When financial advisors talk to clients about credit cards, the conversation is usually about avoiding debt, not about savings. This study tests how much value is sitting unused in a product most people already carry. A 1 Finance analysis mapped the spending patterns of 129 individuals across income brackets, from under ₹5 lakh to over ₹1 crore in annual expenses, against the credit cards available in the Indian market as of December 2025, scoring each cardholder's actual savings rate against what their existing spending could realistically capture. The sample is affluent and urban, and the study is exploratory rather than nationally representative, but the consistency of the gap across every income bracket suggests the pattern is a structural issue.

Key Findings

  • The average respondent captures 4% in savings; the potential is 7–13%. 92% of respondents are leaving meaningful value unclaimed, not from too few cards, but from misalignment between spend and channel.
  • The gap widens with income: ₹4,000–5,000 a year in missed savings below ₹5 lakh in spend, crossing ₹2 lakh in missed savings above ₹15 lakh.
  • Channel matters more than card.
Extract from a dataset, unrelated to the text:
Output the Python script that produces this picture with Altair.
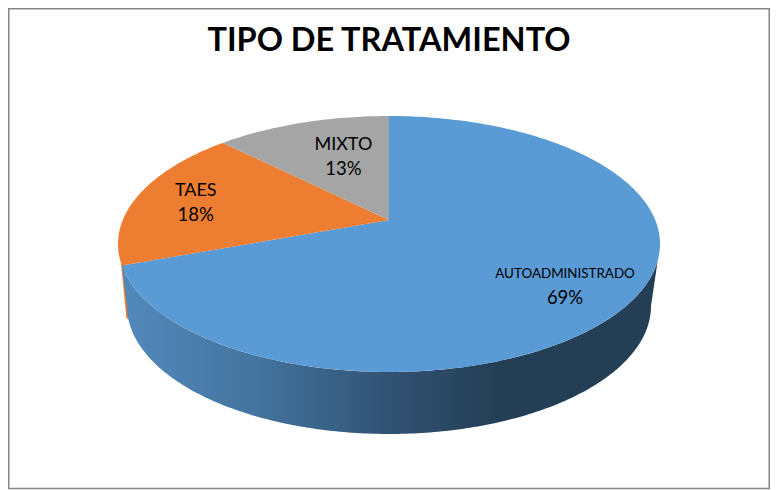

The same ₹1,000 spent on the same card can return ₹20 or ₹100, depending on whether it's routed directly or through a reward portal.
  • A focused two-card stack consistently outperforms larger collections.

Takeaway

For households, the question to ask isn't “Which card has the best rewards?” but “Is my spending actually routed to earn them?” A six-step review, covering recent transaction history, category mapping, card consolidation, milestone planning, and redemption discipline, closes most of the gap without any change in spending. 
For advisors, credit card optimisation is a concrete, low-friction addition to a financial plan: the data needed already exists in a client's statements, and the fix requires no new product, only better alignment.